Today I have done Monotonic Array on leetcode and leetcode's November LeetCoding Challenge with cpp.

Monotonic Array

Description

An array is monotonic if it is either monotone increasing or monotone decreasing.

An array A is monotone increasing if for all i <= j, A[i] <= A[j]. An array A is monotone decreasing if for all i <= j, A[i] >= A[j].

Return true if and only if the given array A is monotonic.

Example 1:

Input: [1,2,2,3]
Output: true

Example 2:

Input: [6,5,4,4]
Output: true

Example 3:

Input: [1,3,2]
Output: false

Example 4:

Input: [1,2,4,5]
Output: true

Example 5:

Input: [1,1,1]
Output: true

Note:

1. 1 <= A.length <= 50000
2. -100000 <= A[i] <= 100000

Solution

nothing to say

class Solution {
public:
    bool isMonotonic(vector<int>& A) {
        int len = A.size();
        int pos = 1;
        while(pos < len && A[pos] == A[pos-1]) ++pos;
        if(pos == len) return true;
        if(A[pos] > A[pos-1]) {
            while(pos < len && A[pos] >= A[pos-1]) ++pos;
            return pos==len;
        } else {
            while(pos < len && A[pos] <= A[pos-1]) ++pos;
            return pos==len;
        }
        
    }
};

November LeetCoding Challenge 23

Description

House Robber III

The thief has found himself a new place for his thievery again. There is only one entrance to this area, called the "root." Besides the root, each house has one and only one parent house. After a tour, the smart thief realized that "all houses in this place forms a binary tree". It will automatically contact the police if two directly-linked houses were broken into on the same night.

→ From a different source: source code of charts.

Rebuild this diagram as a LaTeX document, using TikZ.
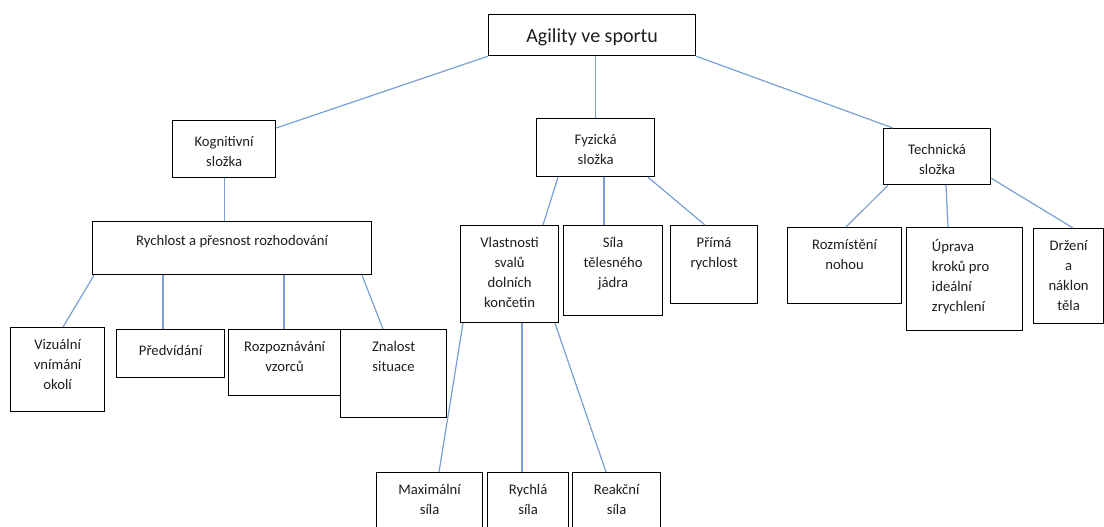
\documentclass[tikz,border=0pt]{standalone}
\usepackage{fontspec}
\setmainfont{Carlito}
\usetikzlibrary{calc}
\definecolor{linkblue}{RGB}{120,160,212}
\definecolor{textgray}{RGB}{30,30,30}
\begin{document}
\begin{tikzpicture}[x=0.75pt, y=-0.75pt,
    box/.style={draw, line width=0.9pt, anchor=north west, inner sep=0pt},
    txt/.style={anchor=north, align=center, inner sep=0pt, yshift=-9pt, text=textgray,
                font=\fontsize{11}{15}\selectfont, execute at begin node=\strut},
    link/.style={draw=linkblue, line width=0.9pt}]
    \useasboundingbox (0,0) rectangle (1104,526);
    \node[box, minimum width=155.25pt, minimum height=30.75pt,
          label={[anchor=base, yshift=-21pt, text=textgray, font=\fontsize{15}{18}\selectfont]north:Agility ve sportu}] (agi) at (488,14) {};
    \node[box, minimum width=77.25pt, minimum height=42.75pt,
          label={[txt, yshift=-3pt]north:Kognitivní\\složka}] (kog) at (172,120) {};
    \node[box, minimum width=88.5pt, minimum height=43.5pt,
          label={[txt, yshift=-3pt]north:Fyzická\\složka}] (fyz) at (536,118) {};
    \node[box, minimum width=80.25pt, minimum height=42pt,
          label={[txt, yshift=-3pt]north:Technická\\složka}] (tech) at (883,128) {};
    \node[box, minimum width=209.25pt, minimum height=39.75pt,
          label={[txt, yshift=1pt]north:Rychlost a přesnost rozhodování}] (rych) at (92,221) {};
    \node[box, minimum width=70.5pt, minimum height=63pt,
          label={[txt]north:Vizuální\\vnímání\\okolí}] (viz) at (10,327) {};
    \node[box, minimum width=81pt, minimum height=36pt,
          label={[txt]north:Předvídání}] (pred) at (116,329) {};
    \node[box, minimum width=84pt, minimum height=49.5pt,
          label={[txt]north:Rozpoznávání\\vzorců}] (roz) at (228,329) {};
    \node[box, minimum width=79.5pt, minimum height=66pt,
          label={[txt]north:Znalost\\situace}] (zna) at (340,329) {};
    \node[box, minimum width=73.5pt, minimum height=72.75pt,
          label={[txt]north:Vlastnosti\\svalů\\dolních\\končetin}] (vla) at (460,225) {};
    \node[box, minimum width=74.25pt, minimum height=67.5pt,
          label={[txt]north:Síla\\tělesného\\jádra}] (sil) at (563,225) {};
    \node[box, minimum width=65.25pt, minimum height=58.5pt,
          label={[txt]north:Přímá\\rychlost}] (pri) at (670,225) {};
    \node[box, minimum width=85.5pt, minimum height=57pt,
          label={[txt]north:Rozmístění\\nohou}] (rozm) at (787,227) {};
    \node[box, minimum width=87pt, minimum height=77.25pt,
          label={[txt, align=left, xshift=-3pt]north:Úprava\\kroků pro\\ideální\\zrychlení}] (upr) at (906,227) {};
    \node[box, minimum width=52.5pt, minimum height=71.25pt,
          label={[txt]north:Držení\\a\\náklon\\těla}] (drz) at (1033,228) {};
    \node[box, minimum width=79.5pt, minimum height=60pt,
          label={[txt]north:Maximální\\síla}] (max) at (376,472) {};
    \node[box, minimum width=60.75pt, minimum height=60pt,
          label={[txt]north:Rychlá\\síla}] (ryf) at (487,472) {};
    \node[box, minimum width=66pt, minimum height=60pt,
          label={[txt]north:Reakční\\síla}] (rea) at (572,472) {};
    % first level
    \path[link] (agi.south west) -- ($(kog.north east)+(0,8)$);
    \path[link] (fyz.north |- agi.south) -- (fyz.north);
    \path[link] (agi.south east) -- ($(tech.north west)+(10,0)$);
    % kognitivni
    \path[link] (kog.south) -- (kog.south |- rych.north);
    \path[link] ($(rych.south west)+(2,0)$) -- ($(viz.north west)+(53,0)$);
    \path[link] ($(rych.south west)+(71,0)$) -- ($(pred.north west)+(47,0)$);
    \path[link] ($(rych.south west)+(192,0)$) -- ($(roz.north west)+(56,0)$);
    \path[link] ($(rych.south west)+(270,0)$) -- ($(zna.north west)+(43,0)$);
    % fyzicka
    \path[link] ($(fyz.south west)+(22,0)$) -- ($(vla.north west)+(83,0)$);
    \path[link] ($(fyz.south west)+(68,0)$) -- ($(sil.north west)+(41,0)$);
    \path[link] ($(fyz.south west)+(112,0)$) -- ($(pri.north west)+(35,0)$);
    \path[link] ($(vla.south west)+(3,0)$) -- ($(max.north west)+(63,0)$);
    \path[link] ($(vla.south west)+(62,0)$) -- ($(ryf.north west)+(35,0)$);
    \path[link] ($(vla.south west)+(95,0)$) -- ($(rea.north west)+(34,0)$);
    % technicka
    \path[link] ($(tech.south west)+(5,0)$) -- ($(rozm.north west)+(59,0)$);
    \path[link] ($(tech.south west)+(63,0)$) -- ($(upr.north west)+(42,0)$);
    \path[link] ($(tech.south east)+(0,-7)$) -- ($(drz.north west)+(40,0)$);
\end{tikzpicture}
\end{document}
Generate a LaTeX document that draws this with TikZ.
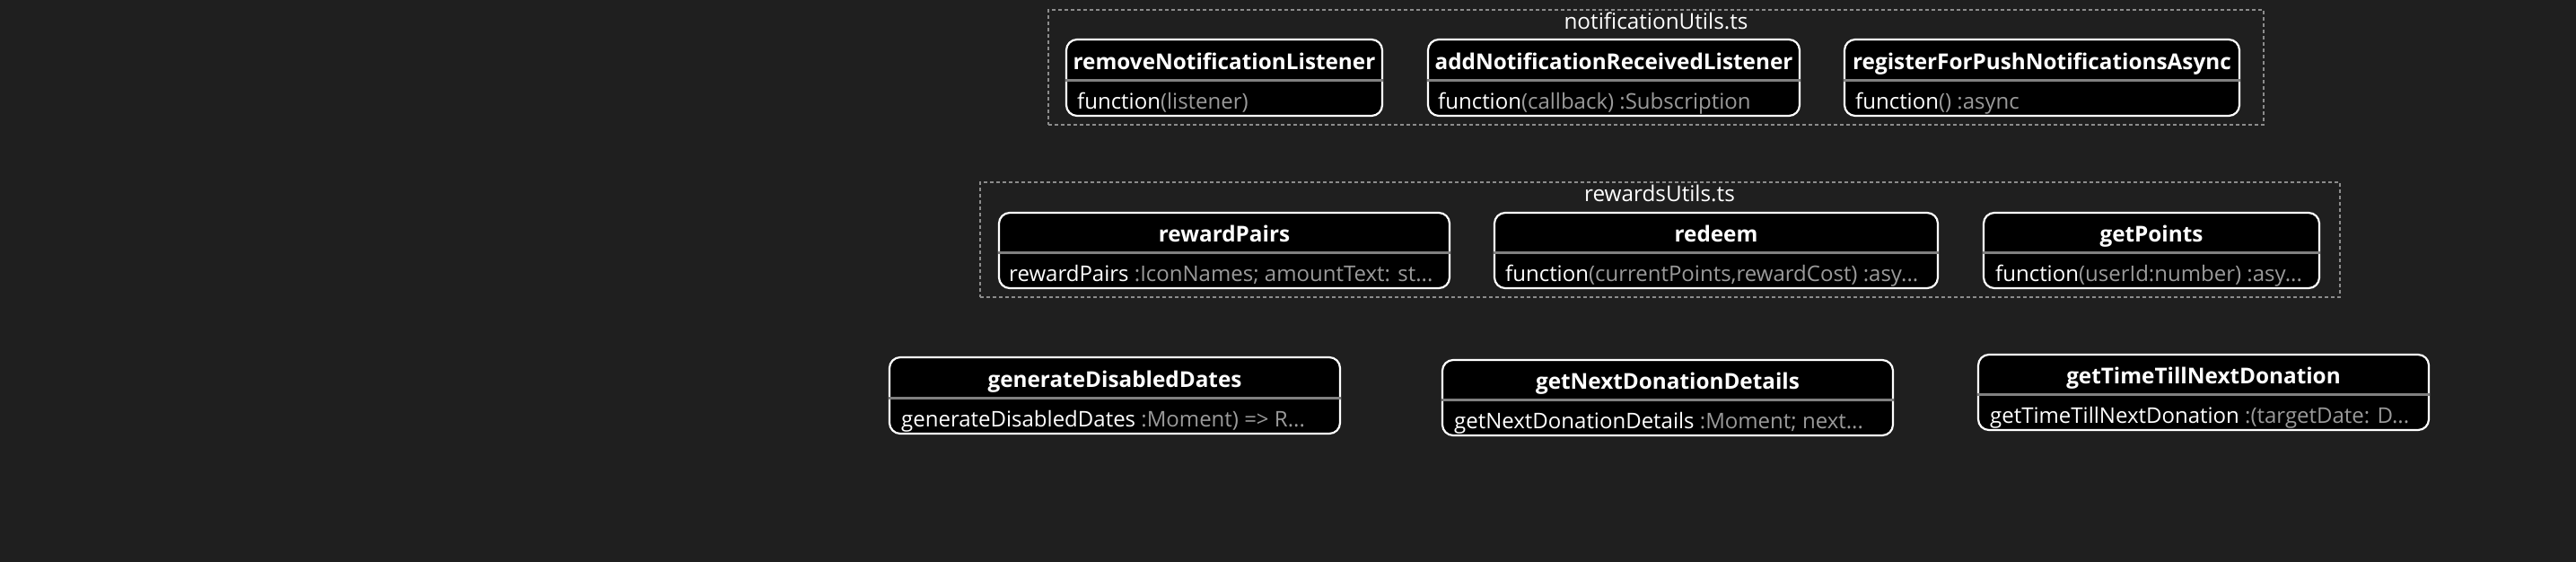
\documentclass[tikz,border=0pt]{standalone}
\usepackage{fontspec}
\setmainfont{Open Sans}
\usetikzlibrary{fit}
\definecolor{bgc}{HTML}{1F1F1F}
\definecolor{dim}{HTML}{9A9A9A}
\definecolor{divc}{HTML}{808080}
\definecolor{grpc}{HTML}{8C8C8C}
\begin{document}
\begin{tikzpicture}[x=1pt,y=-1pt,
  fnbox/.style={draw=white, fill=black, line width=2.2pt, rounded corners=12pt, inner sep=0pt},
  grp/.style={draw=grpc, line width=1.5pt, dash pattern=on 4pt off 3pt, inner sep=0pt},
  divider/.style={draw=divc, line width=3pt},
  hdr/.style={text=white, font=\fontsize{24.3}{28}\selectfont\bfseries, anchor=mid, inner sep=0pt},
  body/.style={text=white, font=\fontsize{24}{28}\selectfont, anchor=mid west, inner sep=0pt},
  ttl/.style={text=white, font=\fontsize{24.3}{28}\selectfont, anchor=mid, inner sep=0pt}]
\fill[bgc] (0,0) rectangle (2870,626);
\useasboundingbox (0,0) rectangle (2870,626);

% notificationUtils.ts group
\node[grp, fit={(1168,11) (2522,139)}] (gnotif) {};
\node[ttl] (tnotif) at (1845,29.5) {notificationUtils.ts};

\node[fnbox, fit={(1188,44) (1540,129)}] (rnl) {};
\draw[divider] (rnl.west |- 0,89) -- (rnl.east |- 0,89);
\node[hdr] (rnlh) at (rnl.center |- 0,75) {removeNotificationListener};
\node[body] (rnlb) at (1200,118.5) {function\textcolor{dim}{(listener)}};

\node[fnbox, fit={(1591,44) (2005,129)}] (anrl) {};
\draw[divider] (anrl.west |- 0,89) -- (anrl.east |- 0,89);
\node[hdr] (anrlh) at (anrl.center |- 0,75) {addNotificationReceivedListener};
\node[body] (anrlb) at (1602,118.5) {function\textcolor{dim}{(callback) :Subscription}};

\node[fnbox, fit={(2055,44) (2495,129)}] (rfpn) {};
\draw[divider] (rfpn.west |- 0,89) -- (rfpn.east |- 0,89);
\node[hdr] (rfpnh) at (rfpn.center |- 0,75) {registerForPushNotificationsAsync};
\node[body] (rfpnb) at (2067,118.5) {function\textcolor{dim}{() :async}};

% rewardsUtils.ts group
\node[grp, fit={(1092,203) (2607,331)}] (grew) {};
\node[ttl] (trew) at (1849,221.5) {rewardsUtils.ts};

\node[fnbox, fit={(1113,237) (1615,321)}] (rp) {};
\draw[divider] (rp.west |- 0,281) -- (rp.east |- 0,281);
\node[hdr] (rph) at (rp.center |- 0,267) {rewardPairs};
\node[body] (rpb) at (1124,310.5) {rewardPairs \textcolor{dim}{:IconNames; amountText: st...}};

\node[fnbox, fit={(1665,237) (2159,321)}] (rd) {};
\draw[divider] (rd.west |- 0,281) -- (rd.east |- 0,281);
\node[hdr] (rdh) at (rd.center |- 0,267) {redeem};
\node[body] (rdb) at (1677,310.5) {function\textcolor{dim}{(currentPoints,rewardCost) :asy...}};

\node[fnbox, fit={(2210,237) (2584,321)}] (gp) {};
\draw[divider] (gp.west |- 0,281) -- (gp.east |- 0,281);
\node[hdr] (gph) at (gp.center |- 0,267) {getPoints};
\node[body] (gpb) at (2223,310.5) {function\textcolor{dim}{(userId:number) :asy...}};

% standalone functions
\node[fnbox, fit={(991,398) (1493,483)}] (gdd) {};
\draw[divider] (gdd.west |- 0,443) -- (gdd.east |- 0,443);
\node[hdr] (gddh) at (gdd.center |- 0,429) {generateDisabledDates};
\node[body] (gddb) at (1004,472.5) {generateDisabledDates \textcolor{dim}{:Moment) => R...}};

\node[fnbox, fit={(1607,401) (2109,485)}] (gndd) {};
\draw[divider] (gndd.west |- 0,445) -- (gndd.east |- 0,445);
\node[hdr] (gnddh) at (gndd.center |- 0,431) {getNextDonationDetails};
\node[body] (gnddb) at (1620,474.5) {getNextDonationDetails \textcolor{dim}{:Moment; next...}};

\node[fnbox, fit={(2204,395) (2706,479)}] (gttnd) {};
\draw[divider] (gttnd.west |- 0,439) -- (gttnd.east |- 0,439);
\node[hdr] (gttndh) at (gttnd.center |- 0,425) {getTimeTillNextDonation};
\node[body] (gttndb) at (2217,468.5) {getTimeTillNextDonation \textcolor{dim}{:(targetDate: D...}};
\end{tikzpicture}
\end{document}
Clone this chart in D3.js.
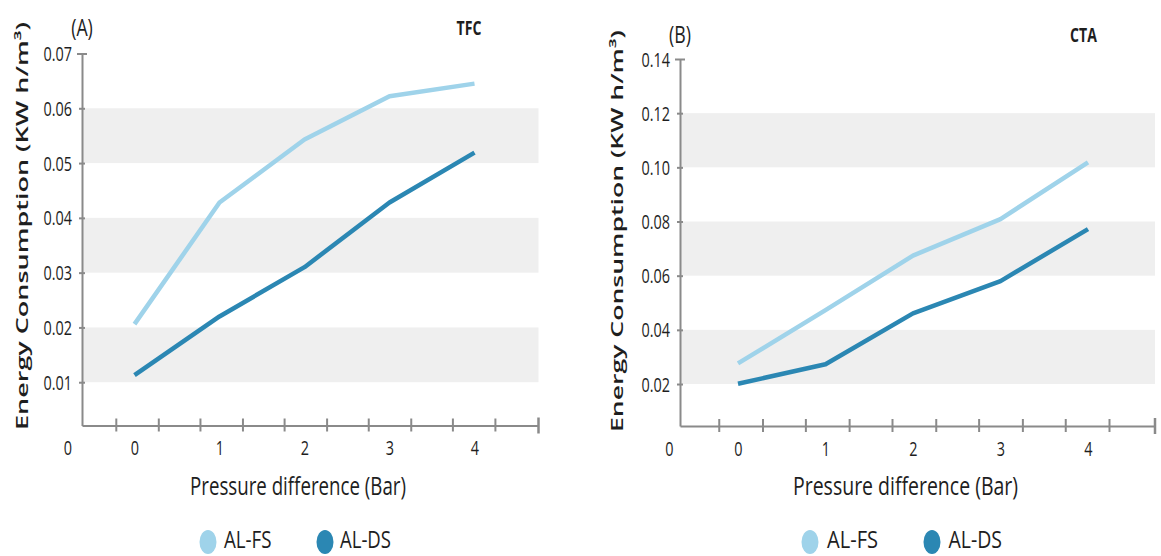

Determine the maximum amount of money the thief can rob tonight without alerting the police.

Example 1:

Input: [3,2,3,null,3,null,1]

     3
    / \
   2   3
    \   \ 
     3   1

Output: 7 
Explanation: Maximum amount of money the thief can rob = 3 + 3 + 1 = 7.

Example 2:

Input: [3,4,5,1,3,null,1]

     3
    / \
   4   5
  / \   \ 
 1   3   1

Output: 9
Explanation: Maximum amount of money the thief can rob = 4 + 5 = 9.

Solution

basic tree DP

same as first problem on OI-WIKI

/**
 * Definition for a binary tree node.
 * struct TreeNode {
 *     int val;
 *     TreeNode *left;
 *     TreeNode *right;
 *     TreeNode() : val(0), left(nullptr), right(nullptr) {}
 *     TreeNode(int x) : val(x), left(nullptr), right(nullptr) {}
 *     TreeNode(int x, TreeNode *left, TreeNode *right) : val(x), left(left), right(right) {}
 * };
 */
class Solution {
    unordered_map<TreeNode*, pair<int, int>> m{{nullptr, {0, 0}}};
    void calc(TreeNode* root) {
        if(!root) return;
        calc(root->left);
        calc(root->right);
        int notPick = max(m[root->left].first, m[root->left].second) + max(m[root->right].first, m[root->right].second);
        int pick = root->val + m[root->left].first + m[root->right].first;
        m[root] = make_pair(notPick, pick);
    }
public:
    int rob(TreeNode* root) {
        calc(root);
        return max(m[root].first, m[root].second);
    }
};